BAMAKO – Malian security forces have clashed with a group of suspected al Qaeda militants in the northern Tessalit region, killing several people, a senior military source in the West African country said Wednesday.

The armed forces sent out patrols to try to track down the suspected militants around Mali's northern border region with Algeria, deep in the Sahara, after the assassination this month of the security chief of the Timbuktu region, the source said.

One of the patrols came across a group of gunmen in several armed 4x4s in the Timetrine sector of Tessalit, the source, a senior military official close to the Malian defense ministry, told Reuters on condition of anonymity.

There was a chase and the group took refuge in some hills. There was cross-fire. There is no exact toll at the moment but there are several dead on both sides, the source said.

The vast swathes of poorly-policed and largely empty desert in northern Mali, Niger and Mauritania have increasingly been used as recruitment and training grounds by Islamist militants from Algeria in recent years.

One of the groups -- al Qaeda in the Islamic Maghreb (AQIM), the North African wing of the global militant franchise -- said two weeks ago it had carried out its threat to kill a British hostage it was holding in the Sahara.

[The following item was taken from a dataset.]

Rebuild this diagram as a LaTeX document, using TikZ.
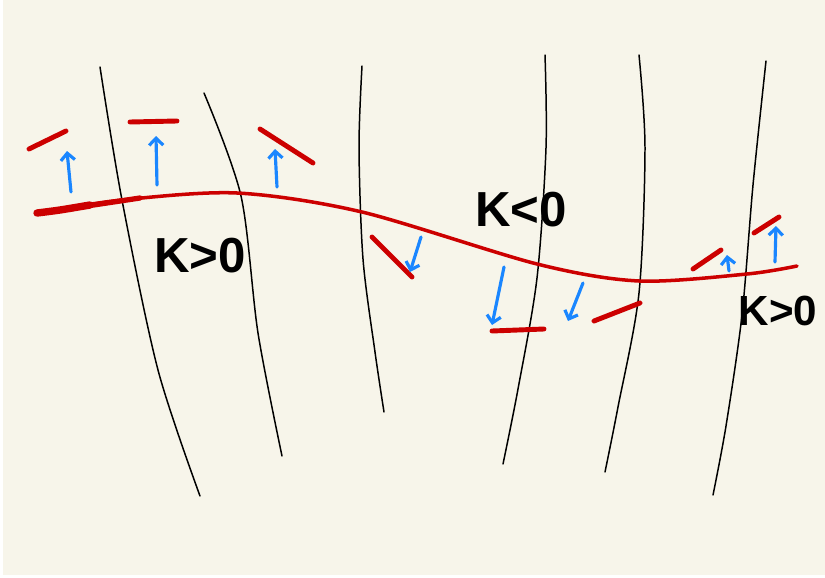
\documentclass[tikz,border=0pt]{standalone}
\usepackage{fontspec}
\setsansfont{Liberation Sans}
\usepackage{tikz}
\usetikzlibrary{arrows.meta}
\definecolor{paper}{HTML}{F7F5EA}
\definecolor{front}{HTML}{CC0000}
\definecolor{normal}{HTML}{1A86FF}
\definecolor{ink}{HTML}{000000}
\tikzset{
  fibre/.style ={draw=ink,line width=0.85pt,line cap=round},
  front/.style ={draw=front,line width=2pt,line cap=round},
  tangent/.style={draw=front,line width=2.8pt,line cap=round},
  push/.style  ={-{Straight Barb[length=4pt,width=8pt]},draw=normal,line width=1.8pt,line cap=round},
  curv/.style  ={text=ink,font=\sffamily\bfseries\fontsize{28}{28}\selectfont,inner sep=0pt}
}
\begin{document}
\begin{tikzpicture}[x=0.02cm,y=-0.02cm]
  \useasboundingbox (0,0) rectangle (825,578);
  \fill[white] (0,0) rectangle (825,578);
  \fill[paper] (3,0) rectangle (825,575);
  \draw[fibre] plot[smooth] coordinates {(100,67) (122,200) (158,370) (200,496)};
  \draw[fibre] plot[smooth] coordinates {(204,93) (241,196) (258,333) (282,456)};
  \draw[fibre] plot[smooth] coordinates {(362,66) (359,148) (363,259) (375,352) (384,412)};
  \draw[fibre] plot[smooth] coordinates {(545,55) (546,148) (537,278) (518,389) (503,464)};
  \draw[fibre] plot[smooth] coordinates {(639,55) (645,148) (639,293) (618,407) (605,472)};
  \draw[fibre] plot[smooth] coordinates {(766,61) (753,185) (742,315) (726,426) (713,495)};
  \draw[front] plot[smooth] coordinates {(37,213) (122,200) (237,193) (362,212) (537,264) (639,281) (747,274) (797,266)};
  \draw[front,line width=3pt] plot[smooth] coordinates {(37,213) (80,207) (140,198)};
  \draw[front,line width=4.2pt] plot[smooth] coordinates {(37,213) (60,210) (90,205)};
  \draw[tangent] (29,149) -- (66,131);
  \draw[tangent] (130,122) -- (177,121);
  \draw[tangent] (260,129) -- (313,163);
  \draw[tangent] (372,237) -- (412,277);
  \draw[tangent] (492,331) -- (544,329);
  \draw[tangent] (594,321) -- (640,303);
  \draw[tangent] (693,269) -- (721,250);
  \draw[tangent] (754,233) -- (779,217);
  \draw[push] (71,192) -- (67,151);
  \draw[push] (157,185) -- (156,136);
  \draw[push] (277,187) -- (275,149);
  \draw[push] (421,237) -- (410,272);
  \draw[push] (504,267) -- (492,325);
  \draw[push] (583,283) -- (568,321);
  \draw[push] (729,271) -- (727,255);
  \draw[push] (775,262) -- (776,226);
  \node[curv] (kpos) at (200,256) {K>0};
  \node[curv] (kneg) at (521,210) {K<0};
  \node[curv,font=\sffamily\bfseries\fontsize{24}{24}\selectfont] (kposright) at (778,311) {K>0};
\end{tikzpicture}
\end{document}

The AQIM title was adopted when rebels with Algeria's Salafist Group for Preaching and Combat (GSPC) affiliated themselves to the al Qaeda network.

The GSPC had largely been waging a campaign of bombings and shootings along Algeria's Mediterranean coast but a security crackdown reduced its ability to mount attacks there, forcing it south into the largely ungoverned reaches of the Sahara.

Mali, Niger and Mauritania as well as Algeria have come under pressure from the United States and Europe to tackle Islamist militant violence.